Karkowsky: Wir sollten am Ende aber doch noch mal zu den Männergefühlen zurückkommen, die ja dem Buch den Namen geben. Gleich in der Einleitung zementieren Sie das alte Rollenbild: Mädchen würden seit Generationen dazu ermutigt, sich um ihre und die Gefühle anderer zu kümmern, während Jungs seit jeher die Zähne zusammenbeißen müssten. Unterstellen Sie dem Feminismus damit auf ganzer Ebene, gescheitert zu sein?

Bartels/Raether: Nein. Letztendlich ist das, das ist ja nur ein Teilaspekt dessen, also Jungs haben auch das gelernt.

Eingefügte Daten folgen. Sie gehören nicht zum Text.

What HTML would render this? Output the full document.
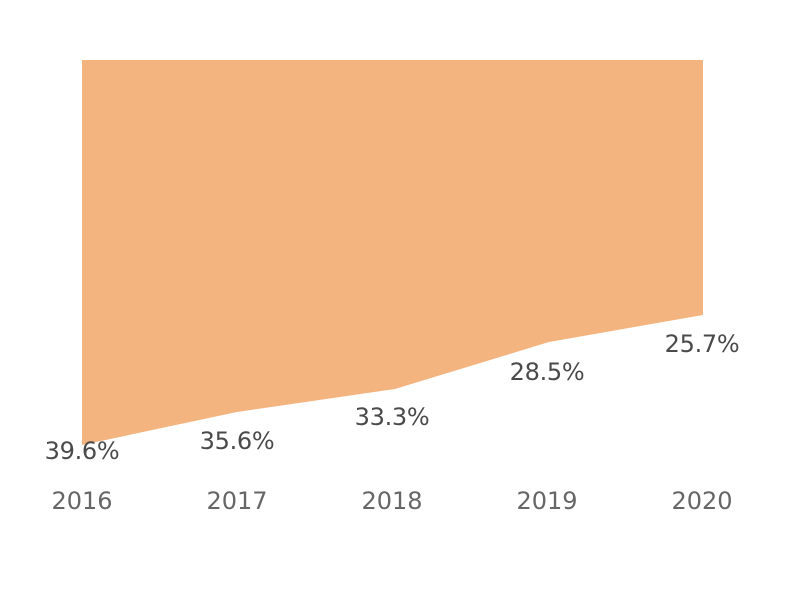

Bartels/Raether: Wir bezeichnen es ausdrücklich als Klischee in der Einleitung.

Bartels/Raether: Genau, das ist richtig, und wir wissen, dass es bei uns auch so ist, aber eben nicht ausschließlich. Also wir sind ja Männer knapp über 40 und wir sind in den 80ern mit Ina Deter und Grönemeyer und Svende Merian aufgewachsen und wir wissen durchaus, dass Gefühle von uns ja seitdem eingefordert werden, und wir sind ja auch bereit, die zu geben, so ist es nicht, wir versuchen ja unser Bestes, aber wir merken eben auch, dass wir daran scheitern, und zwar deshalb, weil Frauen im Grunde immer noch diejenigen sind, die die Gefühle vorgeben. Also Frauen sind diejenigen, die die Gefühlswelt schaffen, in die wir uns eigentlich begeben müssen. Und daran können wir fast nur scheitern.

Karkowsky: Wann ist der Mann ein Mann? Alte Frage, zum Teil immerhin beantwortet von Stephan Bartels und Till Raether, die beiden Autoren von "Männergefühle: Eine Enthüllung", das Buch erschienen im Krüger Verlag, 270 Seiten, amüsante Seiten, muss ich sagen, Kosten: 14,95 Euro. Die Herren, danke für das Gespräch!

Bartels/Raether: Sehr gerne!

Bartels/Raether: Sehr gerne, danke auch!

Äußerungen unserer Gesprächspartner geben deren eigene Auffassungen wieder. Deutschlandradio macht sich Äußerungen seiner Gesprächspartner in Interviews und Diskussionen nicht zu eigen.

Anmerkung der Redaktion: Leider war es nicht möglich, die Antworten immer einem der beiden Gesprächspartner eindeutig zuzuordnen.